Ukrainian President Volodymyr Zelensky examines weapons as he attends tactical military exercises at a training ground in the Rivne Region, Ukraine, February 16, 2022. (Ukrainian Presidential Press Service/Handout via Reuters)

If you haven’t already, take nine minutes to watch the English subtitled version of the speech that Volodymyr Zelensky gave on the eve of the Russian invasion, which was broadcast in Ukraine and aimed at audiences both domestic and foreign, but addressed to the Russian people. It is worth your time. It is everything you could ask from a man whose country is against the wall: emotional, determined, and specifically evocative rather than windy and general. Zelensky, as you may recall, had the most surreal preparation possible for this job: He got elected on the strength of having played the Ukrainian president in a TV comedy. His rise reflected, among other things, popular cynicism about the grubby dysfunction of the Ukrainian system, and Zelensky in office has not exactly been an ideal Western-style democrat himself.

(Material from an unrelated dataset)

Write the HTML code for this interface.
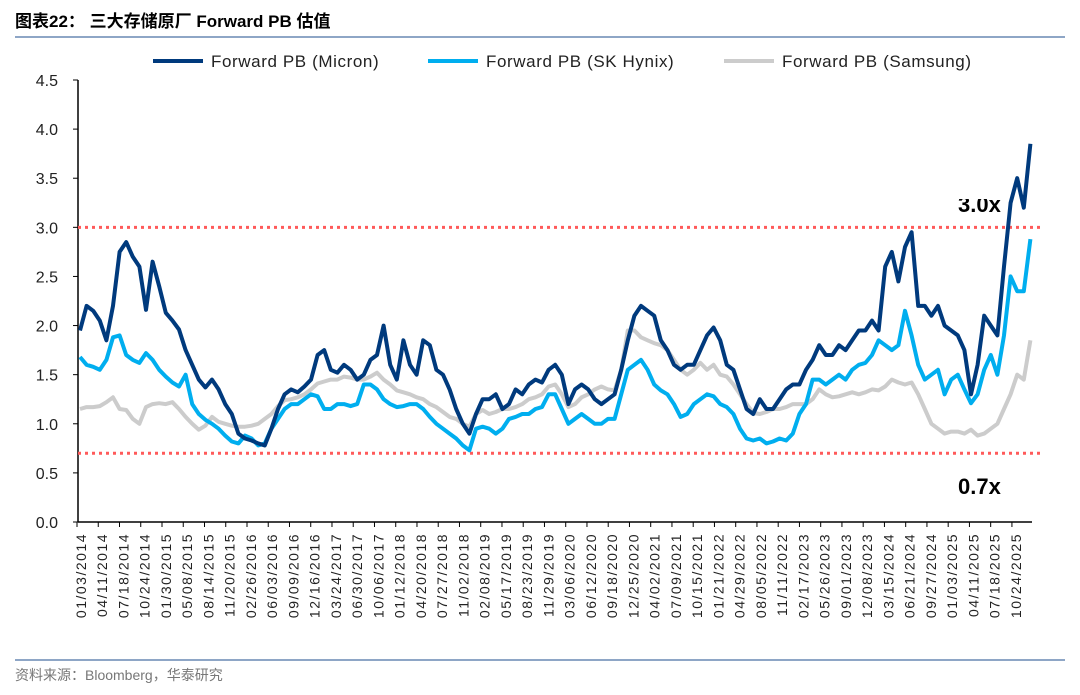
<!DOCTYPE html>
<html><head><meta charset="utf-8"><style>
body{margin:0;background:#fff;}
svg text{font-family:"Liberation Sans","Noto Sans CJK SC",sans-serif;}
</style></head><body>
<svg id="c" width="1080" height="690" viewBox="0 0 1080 690" xmlns="http://www.w3.org/2000/svg">
<text x="15" y="27" font-size="17" font-weight="bold" fill="#000">图表22：  三大存储原厂 Forward PB 估值</text>
<line x1="15" y1="37" x2="1065" y2="37" stroke="#8ea6c6" stroke-width="2"/>
<g>
<g><line x1="153" y1="61" x2="203" y2="61" stroke="#003a7d" stroke-width="4"/><text x="211" y="67" font-size="17" letter-spacing="0.6" fill="#222">Forward PB (Micron)</text></g>
<g><line x1="428" y1="61" x2="478" y2="61" stroke="#00aeef" stroke-width="4"/><text x="486" y="67" font-size="17" letter-spacing="0.6" fill="#222">Forward PB (SK Hynix)</text></g>
<g><line x1="724" y1="61" x2="774" y2="61" stroke="#cccccc" stroke-width="4"/><text x="782" y="67" font-size="17" letter-spacing="0.6" fill="#222">Forward PB (Samsung)</text></g>
</g>
<g id="yaxis"></g>
<g id="xaxis"></g>
<g id="refs"></g>
<text x="958" y="212" font-size="22" font-weight="bold" fill="#000">3.0x</text>
<rect x="955" y="190" width="50" height="9" fill="#fff"/>
<g id="series"></g>
<text x="958" y="494" font-size="22" font-weight="bold" fill="#000">0.7x</text>
<line x1="15" y1="660" x2="1065" y2="660" stroke="#8ea6c6" stroke-width="2"/>
<text x="15" y="680" font-size="14" fill="#777">资料来源：Bloomberg，华泰研究</text>
</svg>
<script>
const yTicks=[0,0.5,1.0,1.5,2.0,2.5,3.0,3.5,4.0,4.5];
const refLevels=[3.0,0.7];
const micron=[1.95,2.2,2.15,2.05,1.85,2.2,2.75,2.85,2.7,2.6,2.16,2.65,
2.4,2.13,2.05,1.96,1.75,1.6,1.45,1.37,1.45,1.35,1.2,1.1,
0.9,0.85,0.83,0.8,0.78,0.95,1.15,1.3,1.35,1.32,1.38,1.45,
1.7,1.75,1.55,1.52,1.6,1.55,1.45,1.5,1.65,1.7,2.0,1.6,
1.45,1.85,1.6,1.5,1.85,1.8,1.55,1.5,1.35,1.15,1.0,0.9,
1.1,1.25,1.25,1.3,1.15,1.2,1.35,1.3,1.4,1.45,1.42,1.55,
1.6,1.5,1.2,1.35,1.4,1.35,1.25,1.2,1.25,1.3,1.55,1.85,
2.1,2.2,2.15,2.1,1.85,1.75,1.6,1.55,1.6,1.6,1.75,1.9,
1.98,1.85,1.6,1.55,1.35,1.15,1.1,1.25,1.15,1.15,1.25,1.35,
1.4,1.4,1.55,1.65,1.8,1.7,1.7,1.8,1.75,1.85,1.95,1.95,
2.05,1.95,2.6,2.75,2.45,2.8,2.95,2.2,2.2,2.1,2.2,2.0,
1.95,1.9,1.75,1.3,1.6,2.1,2.0,1.9,2.6,3.25,3.5,3.2,3.85];
const hynix=[1.68,1.6,1.58,1.55,1.65,1.88,1.9,1.7,1.65,1.62,1.72,1.65,
1.55,1.48,1.42,1.38,1.5,1.2,1.1,1.04,1.0,0.95,0.88,0.82,
0.8,0.88,0.85,0.78,0.8,0.95,1.05,1.15,1.2,1.2,1.25,1.3,
1.28,1.15,1.15,1.2,1.2,1.18,1.2,1.4,1.4,1.35,1.25,1.2,
1.17,1.18,1.2,1.2,1.15,1.07,1.0,0.95,0.9,0.85,0.78,0.73,
0.95,0.97,0.95,0.9,0.95,1.05,1.07,1.1,1.1,1.15,1.17,1.3,
1.3,1.15,1.0,1.05,1.1,1.05,1.0,1.0,1.05,1.05,1.3,1.55,
1.6,1.65,1.55,1.4,1.34,1.3,1.2,1.07,1.1,1.2,1.25,1.3,
1.28,1.2,1.17,1.1,0.95,0.85,0.83,0.85,0.8,0.82,0.85,0.83,
0.9,1.1,1.2,1.45,1.45,1.4,1.45,1.5,1.45,1.55,1.6,1.62,
1.7,1.85,1.8,1.75,1.8,2.15,1.9,1.6,1.45,1.5,1.55,1.3,
1.45,1.5,1.35,1.21,1.3,1.55,1.7,1.5,1.9,2.5,2.35,2.35,2.88];
const samsung=[1.15,1.17,1.17,1.18,1.22,1.27,1.15,1.14,1.05,1.0,1.17,1.2,
1.21,1.2,1.22,1.15,1.07,1.0,0.94,0.98,1.07,1.02,1.0,0.98,
0.97,0.97,0.98,1.0,1.05,1.1,1.18,1.24,1.25,1.27,1.3,1.35,
1.41,1.43,1.45,1.45,1.48,1.47,1.45,1.45,1.48,1.52,1.45,1.4,
1.34,1.32,1.3,1.27,1.25,1.2,1.17,1.12,1.07,1.05,1.0,0.97,
1.1,1.14,1.1,1.12,1.15,1.15,1.17,1.2,1.25,1.27,1.3,1.38,
1.4,1.3,1.17,1.2,1.27,1.3,1.35,1.38,1.35,1.34,1.55,1.95,
1.95,1.88,1.85,1.82,1.8,1.75,1.65,1.55,1.5,1.55,1.62,1.55,
1.6,1.5,1.48,1.4,1.3,1.2,1.11,1.1,1.12,1.15,1.15,1.17,
1.2,1.2,1.2,1.25,1.35,1.3,1.27,1.28,1.3,1.32,1.3,1.32,
1.35,1.34,1.38,1.45,1.42,1.4,1.42,1.3,1.15,1.0,0.95,0.9,
0.92,0.92,0.9,0.94,0.88,0.9,0.95,1.0,1.15,1.3,1.5,1.45,1.85];
const startDate='2014-01-03';
const tickStepDays=98;
const tickCount=45;

const NS='http://www.w3.org/2000/svg';
const X0=80, PXM=6.6, L=78, R=1032, T=80, B=522, YMAX=4.5;
const y=v=>B-(v/YMAX)*(B-T);
const xm=m=>X0+m*PXM;
const t0=new Date(startDate+'T00:00:00Z').getTime();
const xd=d=>X0+((d-t0)/86400000)/30.44*PXM;
function mk(tag,attrs,parent){const e=document.createElementNS(NS,tag);for(const k in attrs)e.setAttribute(k,attrs[k]);parent.appendChild(e);return e;}
const ya=document.getElementById('yaxis');
yTicks.forEach(v=>{
 const t=mk('text',{x:58,y:y(v)+6,'font-size':16,'text-anchor':'end',fill:'#222'},ya);
 t.textContent=v.toFixed(1);
 
 
 const l=mk('line',{x1:L-5,x2:L,y1:y(v),y2:y(v),stroke:'#000','stroke-width':1},ya);
 
 
});
mk('line',{x1:L,x2:L,y1:T,y2:B,stroke:'#000','stroke-width':1.5},ya);
const xa=document.getElementById('xaxis');
mk('line',{x1:L,x2:R,y1:B,y2:B,stroke:'#000','stroke-width':1.5},xa);
for(let i=0;i<tickCount;i++){
 const d=new Date(t0+i*tickStepDays*86400000);
 const s=String(d.getUTCMonth()+1).padStart(2,'0')+'/'+String(d.getUTCDate()).padStart(2,'0')+'/'+d.getUTCFullYear();
 const x=xd(d.getTime());
 const tk=mk('line',{x1:x-3,x2:x-3,y1:B,y2:B+5,stroke:'#000','stroke-width':1},xa);
 
 
 const t=mk('text',{x:0,y:0,'font-size':14,'letter-spacing':'1.5','text-anchor':'end',fill:'#222',transform:`translate(${x+6},533) rotate(-90)`},xa);
 t.textContent=s;
 
 
}
const rf=document.getElementById('refs');
refLevels.forEach(v=>{
 const l=mk('line',{x1:L,x2:R+10,y1:y(v),y2:y(v),stroke:'#ff5a5a','stroke-width':3,'stroke-dasharray':'3,4'},rf);
 
 
});
const sg=document.getElementById('series');
[[samsung,'#cccccc','series-samsung'],[hynix,'#00aeef','series-sk-hynix'],[micron,'#003a7d','series-micron']].forEach(([arr,col,name])=>{
 const p=mk('polyline',{points:arr.map((v,i)=>xm(i).toFixed(1)+','+y(v).toFixed(1)).join(' '),fill:'none',stroke:col,'stroke-width':4,'stroke-linejoin':'round'},sg);
 
 
});
</script>
</body></html>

He became the center of the storm of American partisan politics when Democrats impeached Donald Trump for the “perfect phone call” in which Trump leaned on him to get dirt on Joe Biden. Now, he faces a much graver threat closer to home. Political leadership — and on some level, all forms of adult responsibility — involves a certain level of “Fake it ’till you make it”: In time, we become who we pretend to be. Ronald Reagan illustrated, in the American context, the power of an acting background in the president’s ability to communicate. Here, Zelensky puts all of that on the line. One way you can tell we’re in 2022 is his plea to ordinary Russians such as “TikTokers” to weigh in against war — in the hopes that the TikTokers of Moscow might play a role as unexpected as the taxicabs of Paris did in 1914. Godspeed to Zelensky and his nation in this hour of need.